Commercial kitchen safety tips
These safety tips will help keep your restaurant, employees, and customers protected.
Commercial kitchens are the number one root cause of restaurant fires. Protecting your building from kitchen fires will protect you, your employees, your customers, your property, and help reduce the potential of loss of business.
Sprinkler and fire detection systems
If your building is equipped with a sprinkler system, the sprinkler system should be maintained and serviced on an annual basis by a certified sprinkler contractor. If your business is a tenant in a mall, strip mall, or multi-tenant building, it is the building owner’s responsibility to ensure the sprinkler system is serviced annually. If your building does not have a sprinkler system or is not required to have one, fire detection systems and smoke detection systems should be installed and properly maintained.
Portable fire extinguishers should be properly located along the means of egress adequately throughout the restaurant facility. There are five classes of fire extinguishers:
- Class A: Ordinary combustibles
- Class B: Flammable liquids
- Class C: Energized electrical equipment
- Class D: Combustible metals
- Class K: Cooking media
A class K fire extinguisher should be placed in an easily accessible location in the kitchen. NEVER use a class A, B, or C fire extinguisher on a kitchen fire – the dry chemicals used by these classes of fire extinguishers are unable to sufficiently cool down the cooking oils and grease to prevent them from reigniting.
Fire extinguishers should be serviced and maintained annually by a certified fire extinguishing company. A service tag with the month and date should be placed on fire extinguishers, as well as reviewed and checked-off monthly by the kitchen staff.
Hood exhaust systems and other commercial cooking equipment
Cooking equipment in restaurants produce grease-laden vapors, which are drawn up and into the hood exhaust by a fan. This grease residue can accumulate quickly and increase the chances of a kitchen fire spreading beyond control.
The hood exhaust system needs to be maintained regularly to help avoid a large scale fire in your kitchen.
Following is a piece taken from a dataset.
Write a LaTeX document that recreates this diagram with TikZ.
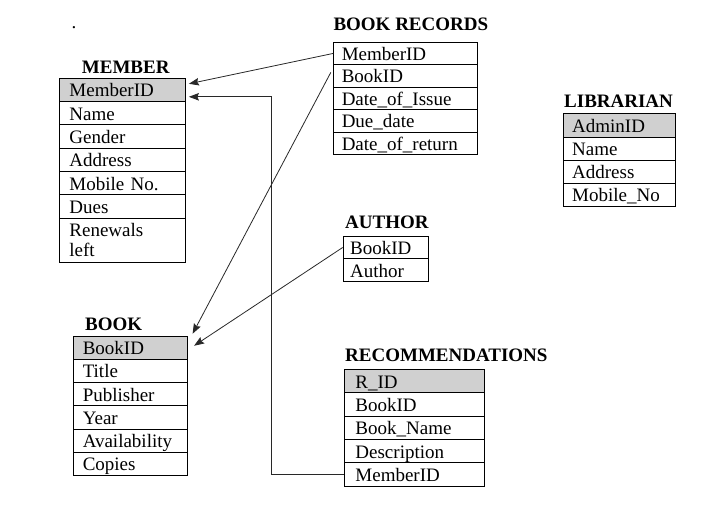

Below is the inspection schedule recommend by the National Fire Protection Association (NFPA).
- Inspect monthly: Systems serving solid fuel cooking operations
- Inspect quarterly: Systems serving high-volume cooking operations, such as 24-hour cooking, charbroiling, or wok cooking
- Inspect semiannually: Systems serving moderate-volume cooking operations
- Inspect annually: Systems serving low-volume cooking operations, such as churches, day camps, seasonal businesses, or senior centers
Additional safety tips to protect your restaurant include:
- Hood fire suppression systems should be UL 300 listed type systems, and a wet chemical suppression agent should be used
- Hood fire suppression nozzles should be placed over each cooking appliance
- Hood fire suppression nozzle caps should be secured on the nozzles to help reduce grease build-up as this can block the nozzles from dispersing the agent in the event of a fire
- Kitchen fire suppression systems should be cleaned regularly by a qualified servicing contractor and inspected annually by a fire suppression contractor
- Cleaning the kitchen baffle filters at a minimum of every week
- Mesh filters should be replaced with baffle style filters as mesh filters are prone to grease build-up
- Keeping a 16” clearance, or an 8” baffle, between grease-producing equipment and open flames (i.e. deep fat fryers and burners)
- The equipment’s service/maintenance certificates should be displayed in the kitchen to show the most recent date of the inspection and cleaning
- Lights should be protected with fire-proof globes
- All employees should be properly trained on the safety procedures when working around cooking and grease-producing equipment
For more information, the standard for Fire Protection and Commercial Cooking Operations can be found under NFPA 96.
Is your restaurant safe?
Use these questions to help identify possible safety risks in your commercial kitchen.
- Is there an evacuation plan in place?
- Are employees properly trained on procedures and kitchen safety?
- Do employees know where the pull station is for the suppression system?
- Are exits properly marked?
Following the guidelines above and developing a safety plan will help protect your customers, your employees, your business, and your property.